Given instruction: Write the data below out exactly as it stands. Do not include the pictures.

* start *

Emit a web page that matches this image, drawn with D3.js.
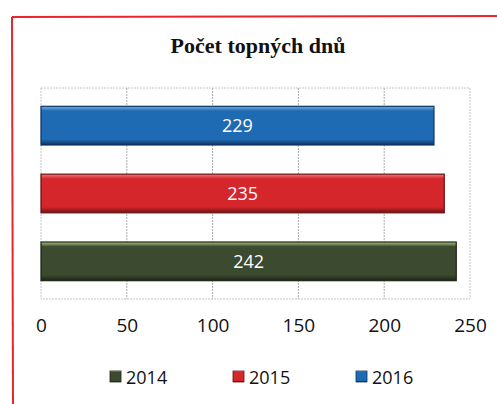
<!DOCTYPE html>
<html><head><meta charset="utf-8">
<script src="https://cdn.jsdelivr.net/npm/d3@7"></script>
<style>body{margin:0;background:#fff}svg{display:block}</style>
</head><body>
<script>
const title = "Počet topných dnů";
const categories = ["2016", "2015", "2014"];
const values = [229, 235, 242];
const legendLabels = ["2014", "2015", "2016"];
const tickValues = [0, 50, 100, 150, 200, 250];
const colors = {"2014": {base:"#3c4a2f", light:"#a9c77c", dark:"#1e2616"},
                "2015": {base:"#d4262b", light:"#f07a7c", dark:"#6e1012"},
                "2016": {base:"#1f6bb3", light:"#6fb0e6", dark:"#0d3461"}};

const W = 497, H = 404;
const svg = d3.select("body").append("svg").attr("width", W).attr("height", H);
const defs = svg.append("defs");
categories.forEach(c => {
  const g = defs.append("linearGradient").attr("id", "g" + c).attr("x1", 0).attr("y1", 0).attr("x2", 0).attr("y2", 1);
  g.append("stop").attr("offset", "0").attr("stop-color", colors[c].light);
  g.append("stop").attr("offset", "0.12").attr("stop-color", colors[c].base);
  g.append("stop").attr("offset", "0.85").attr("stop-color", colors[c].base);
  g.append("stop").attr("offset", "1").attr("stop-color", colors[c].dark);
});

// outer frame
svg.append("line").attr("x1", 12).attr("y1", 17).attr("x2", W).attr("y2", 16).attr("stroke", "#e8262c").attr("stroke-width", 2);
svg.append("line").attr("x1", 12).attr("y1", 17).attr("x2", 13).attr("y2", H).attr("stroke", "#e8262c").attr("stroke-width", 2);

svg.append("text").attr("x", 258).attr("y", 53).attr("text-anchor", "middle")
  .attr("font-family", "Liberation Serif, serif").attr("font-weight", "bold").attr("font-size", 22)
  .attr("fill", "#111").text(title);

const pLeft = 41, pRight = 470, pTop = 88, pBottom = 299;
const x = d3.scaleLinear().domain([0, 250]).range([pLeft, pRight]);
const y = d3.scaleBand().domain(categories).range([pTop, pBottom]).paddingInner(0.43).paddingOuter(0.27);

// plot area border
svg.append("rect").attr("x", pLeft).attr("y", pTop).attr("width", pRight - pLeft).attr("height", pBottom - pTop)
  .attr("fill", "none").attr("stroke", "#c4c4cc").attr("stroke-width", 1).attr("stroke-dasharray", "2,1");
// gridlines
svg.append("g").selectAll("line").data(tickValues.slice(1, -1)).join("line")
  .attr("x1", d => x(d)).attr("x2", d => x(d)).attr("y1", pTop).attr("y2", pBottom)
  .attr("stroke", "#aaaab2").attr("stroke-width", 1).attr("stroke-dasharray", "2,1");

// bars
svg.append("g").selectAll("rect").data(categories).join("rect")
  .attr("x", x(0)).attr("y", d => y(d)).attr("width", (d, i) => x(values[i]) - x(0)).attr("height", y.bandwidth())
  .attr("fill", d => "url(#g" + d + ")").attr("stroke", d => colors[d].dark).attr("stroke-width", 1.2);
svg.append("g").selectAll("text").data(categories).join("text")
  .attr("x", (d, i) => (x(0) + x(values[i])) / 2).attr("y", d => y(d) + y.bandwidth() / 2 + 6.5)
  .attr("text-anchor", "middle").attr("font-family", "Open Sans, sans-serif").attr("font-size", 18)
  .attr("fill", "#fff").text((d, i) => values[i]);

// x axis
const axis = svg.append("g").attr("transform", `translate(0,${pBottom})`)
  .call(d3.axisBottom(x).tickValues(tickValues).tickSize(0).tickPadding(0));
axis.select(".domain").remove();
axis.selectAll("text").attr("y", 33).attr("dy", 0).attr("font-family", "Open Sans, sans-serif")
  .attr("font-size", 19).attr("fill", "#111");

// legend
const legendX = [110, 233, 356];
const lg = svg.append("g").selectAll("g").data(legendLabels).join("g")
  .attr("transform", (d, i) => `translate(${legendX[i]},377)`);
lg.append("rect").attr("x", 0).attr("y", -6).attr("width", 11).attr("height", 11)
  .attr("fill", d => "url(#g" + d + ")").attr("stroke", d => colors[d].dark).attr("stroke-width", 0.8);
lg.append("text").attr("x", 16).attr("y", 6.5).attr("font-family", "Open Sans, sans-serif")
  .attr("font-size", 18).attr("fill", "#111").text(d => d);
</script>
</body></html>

* end *

Solution to this exercise:
Emit a web page that matches this image, drawn with D3.js.
<!DOCTYPE html>
<html><head><meta charset="utf-8">
<script src="https://cdn.jsdelivr.net/npm/d3@7"></script>
<style>body{margin:0;background:#fff}svg{display:block}</style>
</head><body>
<script>
const title = "Počet topných dnů";
const categories = ["2016", "2015", "2014"];
const values = [229, 235, 242];
const legendLabels = ["2014", "2015", "2016"];
const tickValues = [0, 50, 100, 150, 200, 250];
const colors = {"2014": {base:"#3c4a2f", light:"#a9c77c", dark:"#1e2616"},
                "2015": {base:"#d4262b", light:"#f07a7c", dark:"#6e1012"},
                "2016": {base:"#1f6bb3", light:"#6fb0e6", dark:"#0d3461"}};

const W = 497, H = 404;
const svg = d3.select("body").append("svg").attr("width", W).attr("height", H);
const defs = svg.append("defs");
categories.forEach(c => {
  const g = defs.append("linearGradient").attr("id", "g" + c).attr("x1", 0).attr("y1", 0).attr("x2", 0).attr("y2", 1);
  g.append("stop").attr("offset", "0").attr("stop-color", colors[c].light);
  g.append("stop").attr("offset", "0.12").attr("stop-color", colors[c].base);
  g.append("stop").attr("offset", "0.85").attr("stop-color", colors[c].base);
  g.append("stop").attr("offset", "1").attr("stop-color", colors[c].dark);
});

// outer frame
svg.append("line").attr("x1", 12).attr("y1", 17).attr("x2", W).attr("y2", 16).attr("stroke", "#e8262c").attr("stroke-width", 2);
svg.append("line").attr("x1", 12).attr("y1", 17).attr("x2", 13).attr("y2", H).attr("stroke", "#e8262c").attr("stroke-width", 2);

svg.append("text").attr("x", 258).attr("y", 53).attr("text-anchor", "middle")
  .attr("font-family", "Liberation Serif, serif").attr("font-weight", "bold").attr("font-size", 22)
  .attr("fill", "#111").text(title);

const pLeft = 41, pRight = 470, pTop = 88, pBottom = 299;
const x = d3.scaleLinear().domain([0, 250]).range([pLeft, pRight]);
const y = d3.scaleBand().domain(categories).range([pTop, pBottom]).paddingInner(0.43).paddingOuter(0.27);

// plot area border
svg.append("rect").attr("x", pLeft).attr("y", pTop).attr("width", pRight - pLeft).attr("height", pBottom - pTop)
  .attr("fill", "none").attr("stroke", "#c4c4cc").attr("stroke-width", 1).attr("stroke-dasharray", "2,1");
// gridlines
svg.append("g").selectAll("line").data(tickValues.slice(1, -1)).join("line")
  .attr("x1", d => x(d)).attr("x2", d => x(d)).attr("y1", pTop).attr("y2", pBottom)
  .attr("stroke", "#aaaab2").attr("stroke-width", 1).attr("stroke-dasharray", "2,1");

// bars
svg.append("g").selectAll("rect").data(categories).join("rect")
  .attr("x", x(0)).attr("y", d => y(d)).attr("width", (d, i) => x(values[i]) - x(0)).attr("height", y.bandwidth())
  .attr("fill", d => "url(#g" + d + ")").attr("stroke", d => colors[d].dark).attr("stroke-width", 1.2);
svg.append("g").selectAll("text").data(categories).join("text")
  .attr("x", (d, i) => (x(0) + x(values[i])) / 2).attr("y", d => y(d) + y.bandwidth() / 2 + 6.5)
  .attr("text-anchor", "middle").attr("font-family", "Open Sans, sans-serif").attr("font-size", 18)
  .attr("fill", "#fff").text((d, i) => values[i]);

// x axis
const axis = svg.append("g").attr("transform", `translate(0,${pBottom})`)
  .call(d3.axisBottom(x).tickValues(tickValues).tickSize(0).tickPadding(0));
axis.select(".domain").remove();
axis.selectAll("text").attr("y", 33).attr("dy", 0).attr("font-family", "Open Sans, sans-serif")
  .attr("font-size", 19).attr("fill", "#111");

// legend
const legendX = [110, 233, 356];
const lg = svg.append("g").selectAll("g").data(legendLabels).join("g")
  .attr("transform", (d, i) => `translate(${legendX[i]},377)`);
lg.append("rect").attr("x", 0).attr("y", -6).attr("width", 11).attr("height", 11)
  .attr("fill", d => "url(#g" + d + ")").attr("stroke", d => colors[d].dark).attr("stroke-width", 0.8);
lg.append("text").attr("x", 16).attr("y", 6.5).attr("font-family", "Open Sans, sans-serif")
  .attr("font-size", 18).attr("fill", "#111").text(d => d);
</script>
</body></html>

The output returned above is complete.